Example 1: Hybrid Cloud Bursting with VMware Cloud Foundation

Business Context

A large retail company runs:

  • Core ERP (SAP / Oracle) and backend services on-premises

  • Seasonal demand spikes during Black Friday and end-of-year sales

  • On-prem infrastructure sized for average load, not peak

The goal is to scale application capacity temporarily without:

  • Buying excess hardware

  • Redesigning applications

  • Changing IP addressing or security rules


Architecture Overview

On-Premises

  • VMware Cloud Foundation (VCF)

  • Management Domain (vCenter, NSX Manager, SDDC Manager)
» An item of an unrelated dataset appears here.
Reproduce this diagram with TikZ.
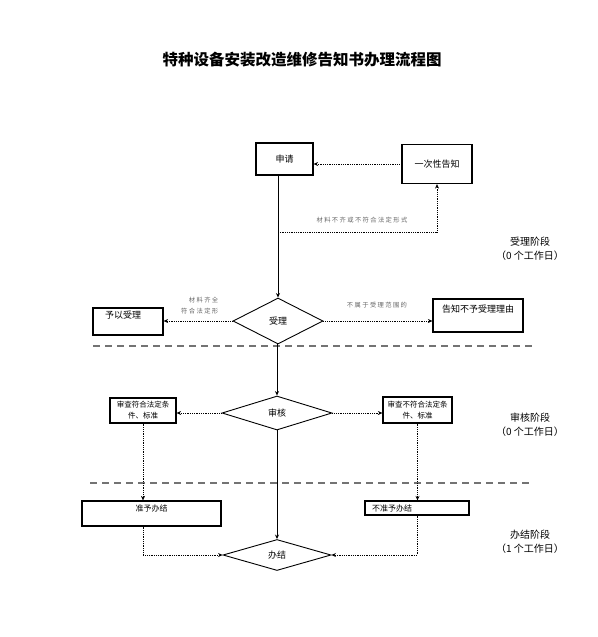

  • VI Workload Domain hosting ERP application tiers

  • NSX overlay networking (Geneve)

Public Cloud

  • VMware Cloud on AWS (VMC)

  • Connected via VMware Transit Connect or IPSec / Direct Connect

  • Same VCF software stack and operational model


Network Design

  • Stretched Layer 2 networks using NSX

  • Same IP subnets used on-prem and in AWS

  • Tier-0 Gateway connected to on-prem core network

  • Firewall and micro-segmentation rules replicated via NSX

This enables:

  • No DNS changes

  • No load balancer reconfiguration

  • Seamless workload mobility


Operational Flow

  1. Normal Operations

    • ERP database tier remains on-prem (low latency, compliance)
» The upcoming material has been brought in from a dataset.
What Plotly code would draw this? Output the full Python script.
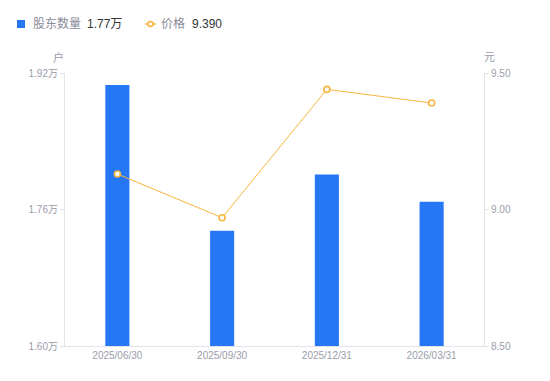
import plotly.graph_objects as go

categories = ["2025/06/30", "2025/09/30", "2025/12/31", "2026/03/31"]
holders = [19060, 17350, 18010, 17690]
prices = [9.13, 8.97, 9.44, 9.39]
left_ticks = [16000, 17600, 19200]
left_labels = ["1.60万", "1.76万", "1.92万"]
right_ticks = [8.5, 9.0, 9.5]

BLUE = "#2577F6"
ORANGE = "#F7B53F"
GRAY = "#9b9cab"
AXIS = "#e3e4ea"
FONT = "Liberation Sans, Noto Sans CJK SC, sans-serif"

fig = go.Figure()
fig.add_trace(go.Bar(x=categories, y=holders, marker=dict(color=BLUE, line=dict(width=0)),
                     width=0.23, name="股东数量", yaxis="y"))
fig.add_trace(go.Scatter(x=categories, y=prices, mode="lines+markers", name="价格", yaxis="y2",
                         line=dict(color=ORANGE, width=1),
                         marker=dict(symbol="circle", size=6, color="white",
                                     line=dict(color=ORANGE, width=1.6))))

# page body has an 8px margin, so the figure is 8px smaller and offset
fig.update_layout(
    width=542, height=373,
    margin=dict(l=57, r=66, t=65, b=35),
    paper_bgcolor="white", plot_bgcolor="white",
    showlegend=False,
    font=dict(family=FONT, size=10, color=GRAY),
    xaxis=dict(showgrid=False, showline=True, linecolor=AXIS, linewidth=1,
               ticks="", tickfont=dict(size=10, color=GRAY), zeroline=False),
    yaxis=dict(range=[16000, 19200], tickvals=left_ticks, ticktext=left_labels,
               showgrid=False, showline=True, linecolor=AXIS, linewidth=1,
               ticks="outside", ticklen=4, tickcolor=AXIS, zeroline=False,
               tickfont=dict(size=10, color=GRAY)),
    yaxis2=dict(range=[8.5, 9.5], tickvals=right_ticks, tickformat=".2f",
                overlaying="y", side="right", showgrid=False, showline=True,
                linecolor=AXIS, linewidth=1, ticks="outside", ticklen=4,
                tickcolor=AXIS, zeroline=False, tickfont=dict(size=10, color=GRAY)),
)

# axis unit labels
fig.add_annotation(xref="paper", yref="paper", x=-0.015, y=1.0, yshift=16, text="户",
                   showarrow=False, font=dict(size=11, color=GRAY), xanchor="center", yanchor="middle")
fig.add_annotation(xref="paper", yref="paper", x=1.013, y=1.0, yshift=16, text="元",
                   showarrow=False, font=dict(size=11, color=GRAY), xanchor="center", yanchor="middle")

# custom legend
LY = 1 + 49 / 273
fig.add_shape(type="rect", xref="paper", yref="paper", x0=-48/419, x1=-40/419,
              y0=LY - 4/273, y1=LY + 4/273, fillcolor=BLUE, line=dict(width=0), layer="above")
fig.add_annotation(xref="paper", yref="paper", x=-34/419, y=LY, text="股东数量",
                   showarrow=False, xanchor="left", yanchor="middle",
                   font=dict(size=12, color="#8a8b99"))
fig.add_annotation(xref="paper", yref="paper", x=20/419, y=LY, text="1.77万",
                   showarrow=False, xanchor="left", yanchor="middle",
                   font=dict(size=12, color="#333333"))
fig.add_shape(type="line", xref="paper", yref="paper", x0=80/419, x1=91/419,
              y0=LY, y1=LY, line=dict(color=ORANGE, width=1.5))
fig.add_shape(type="circle", xref="paper", yref="paper", x0=83/419, x1=88/419,
              y0=LY - 2.5/273, y1=LY + 2.5/273, fillcolor="white", line=dict(color=ORANGE, width=1.6))
fig.add_annotation(xref="paper", yref="paper", x=94/419, y=LY, text="价格",
                   showarrow=False, xanchor="left", yanchor="middle",
                   font=dict(size=12, color="#8a8b99"))
fig.add_annotation(xref="paper", yref="paper", x=125/419, y=LY, text="9.390",
                   showarrow=False, xanchor="left", yanchor="middle",
                   font=dict(size=12, color="#333333"))

fig.write_html("out.html")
    • Application and web tiers run locally

  2. Sales Peak Detected

    • Monitoring tools (vRealize Operations / Aria Ops) detect CPU and memory pressure

    • Automation triggers provisioning on VMC

  3. Cloud Bursting

    • Application servers are:

      • Cloned or migrated using vMotion

      • Placed in VMware Cloud on AWS

    • IP addresses remain unchanged

    • Security policies automatically apply via NSX

  4. Post-Peak Optimization

    • Workloads are powered off or migrated back on-prem

    • Cloud costs are reduced immediately


Key Benefits

  • Zero application refactoring

  • Elastic scalability in minutes

  • Consistent operations and tooling

  • Pay-as-you-go cloud economics


Design Best Practices

  • Keep databases on-prem to avoid latency

  • Use affinity rules to control placement

  • Automate scale-out and scale-in actions

  • Pre-test network stretching and firewall rules


Example 2: Multi-Cloud Disaster Recovery with VCF and AVS

Business Context

A financial institution must meet:

  • Strict RTO (< 30 minutes)

  • Strict RPO (< 5 minutes)

  • Regulatory requirements for data protection

  • High availability across geographic regions

The institution wants vendor diversity, not relying on a single public cloud.


Architecture Overview

Primary Site

  • On-premises VMware Cloud Foundation

  • Production VI Workload Domains

  • NSX micro-segmentation enabled

  • Tier-0/Tier-1 gateways integrated with enterprise WAN

Disaster Recovery Site

  • Azure VMware Solution (AVS)

  • Dedicated private cloud in Azure

  • ExpressRoute connectivity

  • Identical NSX network topology


Network and Security Design

  • Same logical segments, subnets, and security groups

  • NSX Distributed Firewall rules synchronized

  • No dependency on Azure native networking for VM traffic

  • Consistent RBAC and operational roles


Data Protection Strategy

  • VMware Site Recovery Manager (SRM) or VMware Live Cyber Recovery

  • Replication using:

    • vSAN replication

    • Storage-based replication

  • Automated recovery plans defined per application


Failover Process

  1. Normal State

    • Applications run on-prem

    • Continuous replication to AVS

  2. Failure Detected

    • Power outage or cyber incident

    • SRM triggers recovery plan

  3. Automated Failover

    • VMs powered on in AVS

    • NSX networks already available

    • Firewall rules already enforced

    • No manual IP or security changes

  4. Business Continuity

    • Users redirected via DNS or global load balancer

    • Applications resume within minutes


Failback Strategy

  • Once the primary site is restored:

    • Reverse replication

    • Planned migration back on-prem

    • Minimal downtime during failback


Key Benefits

  • Predictable recovery times

  • Reduced human error during crisis

  • Consistent security posture

  • Cloud-agnostic DR strategy


Design Best Practices

  • Regular DR testing without disruption

  • Separate DR workload domains

  • Encrypt replication traffic

  • Align DR plans with compliance audits


Key Takeaway

These examples show how VCF is not just infrastructure, but an operational platform enabling:

  • Seamless hybrid scalability

  • True multi-cloud resilience

  • Consistent networking, security, and lifecycle managemen


Security and Governance

  • Micro-segmentation with NSX reduces lateral movement

  • Role-based access control (RBAC) ensures least-privilege access

  • Consistent security policies across clouds simplify audits

  • Integration with third-party SIEM and compliance tools enhances visibility


Conclusion

VMware Cloud Foundation provides a robust, scalable, and consistent platform for hybrid and multi-cloud strategies. By abstracting infrastructure complexity and unifying operations, VCF enables organizations to focus on innovation rather than integration challenges. With proper design and governance, enterprises can achieve agility, resilience, and long-term cloud flexibility.